I previously reviewed data that may shed light on the situation in SIA’s Industrial Staffing Growth Assessment: May 2024 Update report, concluding that available information could neither support nor dismiss these concerns.
Inquiries to SIA about this topic began shortly after the Brookings Institute published a piece arguing that higher-than-expected immigration could provide an answer to how employment growth was maintaining such a rapid pace in the post-pandemic era, despite demographic headwinds (Note that, with the preliminary benchmark revisions recently released by the US Bureau of Labor Statistics, average monthly employment growth for the 12 months ended March 2024 is reduced to 174,000 from 242,000 — dramatically closer to the range quoted by Brookings for sustainable monthly employment growth of 60,000 to 140,000).

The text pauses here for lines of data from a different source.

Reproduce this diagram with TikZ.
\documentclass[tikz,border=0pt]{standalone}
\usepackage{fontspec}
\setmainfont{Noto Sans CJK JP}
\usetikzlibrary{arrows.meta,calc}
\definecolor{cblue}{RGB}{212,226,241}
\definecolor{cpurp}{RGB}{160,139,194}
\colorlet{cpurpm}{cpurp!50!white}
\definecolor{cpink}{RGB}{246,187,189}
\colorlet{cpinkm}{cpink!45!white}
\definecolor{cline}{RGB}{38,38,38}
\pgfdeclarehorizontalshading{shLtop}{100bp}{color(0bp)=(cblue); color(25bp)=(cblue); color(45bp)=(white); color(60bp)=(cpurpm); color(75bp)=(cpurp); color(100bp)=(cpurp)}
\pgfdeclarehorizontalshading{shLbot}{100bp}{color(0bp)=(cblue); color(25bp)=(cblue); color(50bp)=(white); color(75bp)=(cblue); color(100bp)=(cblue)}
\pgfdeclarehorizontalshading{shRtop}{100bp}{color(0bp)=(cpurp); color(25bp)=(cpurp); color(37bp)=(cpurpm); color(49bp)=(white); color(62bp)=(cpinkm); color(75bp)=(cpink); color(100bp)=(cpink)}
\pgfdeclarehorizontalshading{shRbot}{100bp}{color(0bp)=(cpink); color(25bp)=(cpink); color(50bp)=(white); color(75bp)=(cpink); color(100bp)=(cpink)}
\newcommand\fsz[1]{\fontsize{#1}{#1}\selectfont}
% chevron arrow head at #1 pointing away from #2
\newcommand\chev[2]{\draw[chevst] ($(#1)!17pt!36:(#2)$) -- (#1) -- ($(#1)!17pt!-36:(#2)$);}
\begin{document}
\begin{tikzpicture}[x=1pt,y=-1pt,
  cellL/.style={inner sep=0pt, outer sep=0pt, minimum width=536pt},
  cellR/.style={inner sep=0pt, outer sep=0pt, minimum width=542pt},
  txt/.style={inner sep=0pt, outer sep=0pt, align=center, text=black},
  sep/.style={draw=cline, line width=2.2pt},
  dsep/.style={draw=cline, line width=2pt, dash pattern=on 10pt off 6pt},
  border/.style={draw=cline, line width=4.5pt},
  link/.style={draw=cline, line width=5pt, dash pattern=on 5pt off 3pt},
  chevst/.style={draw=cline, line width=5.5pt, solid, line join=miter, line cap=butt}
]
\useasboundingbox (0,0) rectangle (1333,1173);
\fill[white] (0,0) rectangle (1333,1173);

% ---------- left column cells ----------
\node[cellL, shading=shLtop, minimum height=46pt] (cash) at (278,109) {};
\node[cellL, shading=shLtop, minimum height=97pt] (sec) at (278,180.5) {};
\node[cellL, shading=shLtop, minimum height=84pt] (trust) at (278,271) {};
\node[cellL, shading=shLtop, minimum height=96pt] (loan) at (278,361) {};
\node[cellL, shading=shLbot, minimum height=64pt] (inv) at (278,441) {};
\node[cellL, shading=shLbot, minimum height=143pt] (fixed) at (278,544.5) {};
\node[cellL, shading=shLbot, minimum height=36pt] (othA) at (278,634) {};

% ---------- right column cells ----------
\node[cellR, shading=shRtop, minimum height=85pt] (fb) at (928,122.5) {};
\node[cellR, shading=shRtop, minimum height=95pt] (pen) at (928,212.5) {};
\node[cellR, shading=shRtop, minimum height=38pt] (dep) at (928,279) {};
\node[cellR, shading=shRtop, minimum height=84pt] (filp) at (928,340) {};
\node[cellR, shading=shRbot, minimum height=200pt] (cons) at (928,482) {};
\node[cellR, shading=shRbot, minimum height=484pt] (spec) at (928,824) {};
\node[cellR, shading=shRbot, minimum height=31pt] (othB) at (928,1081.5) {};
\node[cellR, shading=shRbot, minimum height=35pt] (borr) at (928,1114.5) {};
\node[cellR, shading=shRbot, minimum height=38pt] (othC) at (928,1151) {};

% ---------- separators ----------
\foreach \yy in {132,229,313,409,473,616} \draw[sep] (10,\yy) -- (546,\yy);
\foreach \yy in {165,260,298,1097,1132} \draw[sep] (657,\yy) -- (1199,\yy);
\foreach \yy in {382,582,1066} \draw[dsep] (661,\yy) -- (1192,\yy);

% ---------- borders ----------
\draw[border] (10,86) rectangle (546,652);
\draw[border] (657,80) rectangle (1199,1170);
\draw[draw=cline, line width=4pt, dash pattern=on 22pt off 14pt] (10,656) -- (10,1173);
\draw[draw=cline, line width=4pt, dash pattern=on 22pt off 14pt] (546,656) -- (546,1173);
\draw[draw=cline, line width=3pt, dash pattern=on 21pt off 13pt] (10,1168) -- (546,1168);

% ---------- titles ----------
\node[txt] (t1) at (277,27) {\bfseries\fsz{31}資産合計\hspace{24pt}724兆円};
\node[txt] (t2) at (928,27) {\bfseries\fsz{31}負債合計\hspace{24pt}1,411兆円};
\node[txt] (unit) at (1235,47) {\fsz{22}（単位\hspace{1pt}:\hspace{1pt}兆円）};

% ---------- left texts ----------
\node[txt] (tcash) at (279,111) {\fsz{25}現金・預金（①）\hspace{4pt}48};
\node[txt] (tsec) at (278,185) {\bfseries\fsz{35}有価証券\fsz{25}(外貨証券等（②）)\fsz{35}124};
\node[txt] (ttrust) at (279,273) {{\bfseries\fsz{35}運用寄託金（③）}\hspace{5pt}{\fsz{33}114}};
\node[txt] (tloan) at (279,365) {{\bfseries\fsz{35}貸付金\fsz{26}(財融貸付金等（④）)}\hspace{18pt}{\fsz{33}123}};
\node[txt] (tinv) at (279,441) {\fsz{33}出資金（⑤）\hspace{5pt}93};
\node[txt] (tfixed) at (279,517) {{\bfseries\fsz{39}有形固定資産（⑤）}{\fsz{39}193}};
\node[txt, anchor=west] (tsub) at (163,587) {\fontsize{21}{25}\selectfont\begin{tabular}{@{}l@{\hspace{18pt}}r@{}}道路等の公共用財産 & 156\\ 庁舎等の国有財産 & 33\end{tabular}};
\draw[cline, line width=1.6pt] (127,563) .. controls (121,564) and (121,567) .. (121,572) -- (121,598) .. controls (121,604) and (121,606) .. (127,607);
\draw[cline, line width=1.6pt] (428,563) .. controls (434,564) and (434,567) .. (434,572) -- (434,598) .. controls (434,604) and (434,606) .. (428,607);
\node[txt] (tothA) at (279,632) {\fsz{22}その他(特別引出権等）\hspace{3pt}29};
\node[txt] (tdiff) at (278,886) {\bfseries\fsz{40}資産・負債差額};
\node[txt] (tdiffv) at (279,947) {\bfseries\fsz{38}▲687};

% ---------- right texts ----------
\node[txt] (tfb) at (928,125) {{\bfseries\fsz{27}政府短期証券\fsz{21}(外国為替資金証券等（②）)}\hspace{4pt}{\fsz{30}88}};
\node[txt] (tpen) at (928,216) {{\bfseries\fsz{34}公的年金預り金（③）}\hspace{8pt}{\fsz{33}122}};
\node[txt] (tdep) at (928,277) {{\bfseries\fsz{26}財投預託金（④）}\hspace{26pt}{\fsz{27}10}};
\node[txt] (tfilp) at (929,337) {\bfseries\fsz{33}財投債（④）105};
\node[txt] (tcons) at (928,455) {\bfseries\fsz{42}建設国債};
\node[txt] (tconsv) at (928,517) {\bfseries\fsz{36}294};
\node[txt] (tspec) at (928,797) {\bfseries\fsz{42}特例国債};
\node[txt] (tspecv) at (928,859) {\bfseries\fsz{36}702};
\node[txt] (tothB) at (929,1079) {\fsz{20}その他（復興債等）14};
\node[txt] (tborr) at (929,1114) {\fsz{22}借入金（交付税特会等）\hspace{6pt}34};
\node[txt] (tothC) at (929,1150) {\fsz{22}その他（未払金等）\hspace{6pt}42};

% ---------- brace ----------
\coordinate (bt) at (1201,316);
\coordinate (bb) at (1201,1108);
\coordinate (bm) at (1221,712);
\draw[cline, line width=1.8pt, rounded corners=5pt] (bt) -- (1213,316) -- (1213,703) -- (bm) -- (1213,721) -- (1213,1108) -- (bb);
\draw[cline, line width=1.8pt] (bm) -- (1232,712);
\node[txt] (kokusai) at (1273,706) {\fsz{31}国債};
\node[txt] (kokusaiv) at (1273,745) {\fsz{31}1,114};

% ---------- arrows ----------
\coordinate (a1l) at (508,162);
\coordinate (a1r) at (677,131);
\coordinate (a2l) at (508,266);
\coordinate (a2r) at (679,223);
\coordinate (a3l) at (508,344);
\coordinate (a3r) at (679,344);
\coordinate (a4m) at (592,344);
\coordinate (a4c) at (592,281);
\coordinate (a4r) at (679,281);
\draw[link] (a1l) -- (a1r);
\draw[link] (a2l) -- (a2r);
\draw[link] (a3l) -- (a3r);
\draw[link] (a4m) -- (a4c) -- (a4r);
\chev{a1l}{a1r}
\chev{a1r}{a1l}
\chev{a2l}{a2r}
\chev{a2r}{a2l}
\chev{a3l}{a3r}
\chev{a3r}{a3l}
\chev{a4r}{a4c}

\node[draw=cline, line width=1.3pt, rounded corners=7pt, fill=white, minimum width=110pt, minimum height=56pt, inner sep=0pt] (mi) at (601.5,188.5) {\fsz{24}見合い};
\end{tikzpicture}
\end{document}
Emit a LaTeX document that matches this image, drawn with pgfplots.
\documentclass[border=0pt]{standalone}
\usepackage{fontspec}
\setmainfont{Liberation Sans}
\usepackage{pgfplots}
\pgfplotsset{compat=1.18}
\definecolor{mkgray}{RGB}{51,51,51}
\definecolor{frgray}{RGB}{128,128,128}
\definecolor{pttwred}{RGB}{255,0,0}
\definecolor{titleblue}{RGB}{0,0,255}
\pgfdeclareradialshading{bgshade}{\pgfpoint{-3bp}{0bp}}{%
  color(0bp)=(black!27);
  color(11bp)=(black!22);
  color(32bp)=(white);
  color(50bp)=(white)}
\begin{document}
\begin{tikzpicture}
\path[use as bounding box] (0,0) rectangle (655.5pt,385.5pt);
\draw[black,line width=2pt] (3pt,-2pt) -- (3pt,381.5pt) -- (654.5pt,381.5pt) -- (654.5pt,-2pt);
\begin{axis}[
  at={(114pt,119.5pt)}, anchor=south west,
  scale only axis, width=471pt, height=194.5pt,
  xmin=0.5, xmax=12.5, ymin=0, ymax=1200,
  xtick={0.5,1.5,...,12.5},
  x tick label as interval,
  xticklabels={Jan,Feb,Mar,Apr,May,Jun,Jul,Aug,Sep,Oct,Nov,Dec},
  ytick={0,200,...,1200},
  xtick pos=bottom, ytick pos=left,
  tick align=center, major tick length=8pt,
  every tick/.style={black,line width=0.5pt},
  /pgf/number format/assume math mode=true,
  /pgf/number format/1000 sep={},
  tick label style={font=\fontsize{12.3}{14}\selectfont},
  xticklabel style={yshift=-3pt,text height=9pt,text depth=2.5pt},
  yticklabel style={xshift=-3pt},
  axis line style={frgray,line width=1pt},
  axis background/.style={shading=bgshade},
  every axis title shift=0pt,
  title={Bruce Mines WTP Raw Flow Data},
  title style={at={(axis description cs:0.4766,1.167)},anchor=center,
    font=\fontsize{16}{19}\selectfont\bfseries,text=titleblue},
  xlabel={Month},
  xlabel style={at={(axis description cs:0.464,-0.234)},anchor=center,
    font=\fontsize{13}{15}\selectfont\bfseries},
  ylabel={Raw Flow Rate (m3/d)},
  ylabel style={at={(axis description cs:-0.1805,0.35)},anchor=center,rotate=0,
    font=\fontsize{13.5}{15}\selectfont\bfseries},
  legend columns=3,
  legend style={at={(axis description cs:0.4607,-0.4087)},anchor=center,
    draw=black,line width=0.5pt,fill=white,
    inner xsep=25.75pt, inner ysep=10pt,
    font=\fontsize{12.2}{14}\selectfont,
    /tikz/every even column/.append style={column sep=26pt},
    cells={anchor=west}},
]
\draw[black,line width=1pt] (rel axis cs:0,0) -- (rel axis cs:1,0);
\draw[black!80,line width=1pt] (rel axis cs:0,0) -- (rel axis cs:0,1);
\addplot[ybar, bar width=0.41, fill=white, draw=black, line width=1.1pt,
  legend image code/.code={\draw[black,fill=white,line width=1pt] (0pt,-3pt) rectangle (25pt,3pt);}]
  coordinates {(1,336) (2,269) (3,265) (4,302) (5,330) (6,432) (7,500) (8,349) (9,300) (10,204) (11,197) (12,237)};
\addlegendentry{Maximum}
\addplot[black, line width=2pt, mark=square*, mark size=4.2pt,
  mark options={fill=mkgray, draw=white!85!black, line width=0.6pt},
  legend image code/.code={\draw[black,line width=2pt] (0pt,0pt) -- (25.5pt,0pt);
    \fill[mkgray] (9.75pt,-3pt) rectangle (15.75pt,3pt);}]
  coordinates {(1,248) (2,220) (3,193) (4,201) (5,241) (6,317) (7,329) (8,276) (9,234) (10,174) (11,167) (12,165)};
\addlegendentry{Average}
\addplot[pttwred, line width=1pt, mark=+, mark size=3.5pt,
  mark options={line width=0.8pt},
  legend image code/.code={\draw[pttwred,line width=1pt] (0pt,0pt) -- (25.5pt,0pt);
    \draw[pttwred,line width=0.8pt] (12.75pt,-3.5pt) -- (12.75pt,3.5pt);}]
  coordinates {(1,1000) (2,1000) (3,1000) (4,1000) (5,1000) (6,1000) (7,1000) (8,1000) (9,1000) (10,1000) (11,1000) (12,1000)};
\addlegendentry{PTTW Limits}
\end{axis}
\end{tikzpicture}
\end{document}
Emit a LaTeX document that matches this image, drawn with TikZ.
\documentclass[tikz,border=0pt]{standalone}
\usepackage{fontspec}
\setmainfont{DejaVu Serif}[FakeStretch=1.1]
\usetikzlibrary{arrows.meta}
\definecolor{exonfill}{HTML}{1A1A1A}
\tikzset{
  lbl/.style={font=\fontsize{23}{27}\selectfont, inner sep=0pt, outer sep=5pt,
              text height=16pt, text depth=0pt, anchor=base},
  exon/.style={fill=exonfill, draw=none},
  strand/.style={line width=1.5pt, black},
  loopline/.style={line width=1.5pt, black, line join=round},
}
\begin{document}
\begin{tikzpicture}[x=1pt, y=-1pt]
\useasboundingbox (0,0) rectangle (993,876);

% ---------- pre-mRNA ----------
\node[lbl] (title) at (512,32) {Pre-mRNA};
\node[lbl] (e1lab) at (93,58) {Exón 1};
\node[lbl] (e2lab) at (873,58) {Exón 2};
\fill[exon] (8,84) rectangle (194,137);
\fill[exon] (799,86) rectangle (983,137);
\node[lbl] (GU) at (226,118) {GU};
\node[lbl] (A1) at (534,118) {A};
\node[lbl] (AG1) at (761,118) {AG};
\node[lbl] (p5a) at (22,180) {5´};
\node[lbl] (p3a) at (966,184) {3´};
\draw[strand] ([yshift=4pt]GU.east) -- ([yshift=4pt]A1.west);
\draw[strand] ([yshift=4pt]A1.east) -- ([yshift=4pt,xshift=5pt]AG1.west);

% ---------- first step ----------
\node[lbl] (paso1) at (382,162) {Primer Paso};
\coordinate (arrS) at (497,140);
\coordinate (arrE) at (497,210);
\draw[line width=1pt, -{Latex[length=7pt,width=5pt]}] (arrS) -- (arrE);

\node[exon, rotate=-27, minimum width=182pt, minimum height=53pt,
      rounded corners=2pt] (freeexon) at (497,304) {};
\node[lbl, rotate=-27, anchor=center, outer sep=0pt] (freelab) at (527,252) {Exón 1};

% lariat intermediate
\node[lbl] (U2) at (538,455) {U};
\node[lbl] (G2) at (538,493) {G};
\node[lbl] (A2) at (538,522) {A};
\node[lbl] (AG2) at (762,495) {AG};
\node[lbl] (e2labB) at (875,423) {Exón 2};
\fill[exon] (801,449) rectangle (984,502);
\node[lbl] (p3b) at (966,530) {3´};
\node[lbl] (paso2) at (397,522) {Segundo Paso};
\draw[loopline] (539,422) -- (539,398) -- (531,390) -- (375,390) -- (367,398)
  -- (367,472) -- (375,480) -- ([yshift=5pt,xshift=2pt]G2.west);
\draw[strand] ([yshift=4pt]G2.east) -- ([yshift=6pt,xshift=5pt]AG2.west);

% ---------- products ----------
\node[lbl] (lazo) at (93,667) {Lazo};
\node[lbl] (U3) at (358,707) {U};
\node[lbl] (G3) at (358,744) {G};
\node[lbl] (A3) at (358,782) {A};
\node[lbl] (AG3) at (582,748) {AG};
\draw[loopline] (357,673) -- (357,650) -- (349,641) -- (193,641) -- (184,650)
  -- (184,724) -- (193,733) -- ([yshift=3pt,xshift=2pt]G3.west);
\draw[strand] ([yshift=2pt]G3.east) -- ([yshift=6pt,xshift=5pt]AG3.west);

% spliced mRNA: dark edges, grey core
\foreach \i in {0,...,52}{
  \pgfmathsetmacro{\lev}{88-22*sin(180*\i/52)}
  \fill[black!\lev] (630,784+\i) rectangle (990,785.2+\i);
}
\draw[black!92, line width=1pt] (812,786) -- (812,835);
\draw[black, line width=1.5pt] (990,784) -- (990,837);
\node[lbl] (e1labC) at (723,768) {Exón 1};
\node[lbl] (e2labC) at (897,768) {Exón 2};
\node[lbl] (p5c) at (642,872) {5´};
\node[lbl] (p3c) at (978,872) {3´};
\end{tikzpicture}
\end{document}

The Brookings article relied upon updated Congressional Budget Office estimates of net immigration, published in January. These estimates departed significantly from prior CBO estimates and from other estimates of immigration. These discrepancies primarily reflect the CBO projecting higher rates of unauthorized immigration as the driver for their increased immigration figures, but the CBO also notes that these estimates are extremely uncertain.
Interestingly, it appears that in developing these estimates, the CBO relied upon the Department of Homeland Security’s Enforcement Encounters figures without adjusting to reflect available data on repatriations/deportations or other enforcement actions.
Figure 1 below depicts estimates of net immigration from the current CBO demographic outlook, as well as estimates from the Census and the Social Security Administration. Separately, the Department of Homeland Security estimate of the unauthorized immigrant resident population is charted in Figure 2. These data, with the most recent available data point covering 2022, indicate that the total population of unauthorized immigrants remained slightly below its prepandemic level.
Figure 1. Estimates of net immigration, by agency
Sources: CBO presentation of own-agency, SSA, and Census projections, as well as vintage 2023 Census net international migration estimates from the Census for 2023 and earlier.
Figure 2. DHS estimated unauthorized resident population
Source: Department of Homeland Security
After entering the United States and finding work, new immigrants often economically support family in their country of origin, sending funds home to relatives. These international transfers are referred to as remittances. Growth in remittances are charted in Figure 3, with both year-over-year and quarter-over-quarter figures provided.
Figure 3. Remittances growth
Source: Bureau of Economic Analysis
Finally, research from the Cato Institute suggests that illegal immigration into the US is largely responsive to labor market conditions — specifically, how rapidly wages are growing, how tight the labor market is, whether that be measured by the number of unfilled jobs or the unemployment rate. The image painted from this perspective is similar to what is provided from the look at remittances growth above: The early post-pandemic period likely saw historically high levels of unauthorized immigration, which declined significantly as the economy cooled but remained elevated into 2024.
While it remains impossible to definitively state whether unethical clients and competitors have leveraged increases in undocumented immigration to violate federal employment law and undercut lawful staffing firms, the remittances data and the correlation with job vacancies documented by the Cato Institute suggest that the era of greatest disruption to staffing most likely occurred near to when labor markets and staffing were just starting their retreat from all-time highs.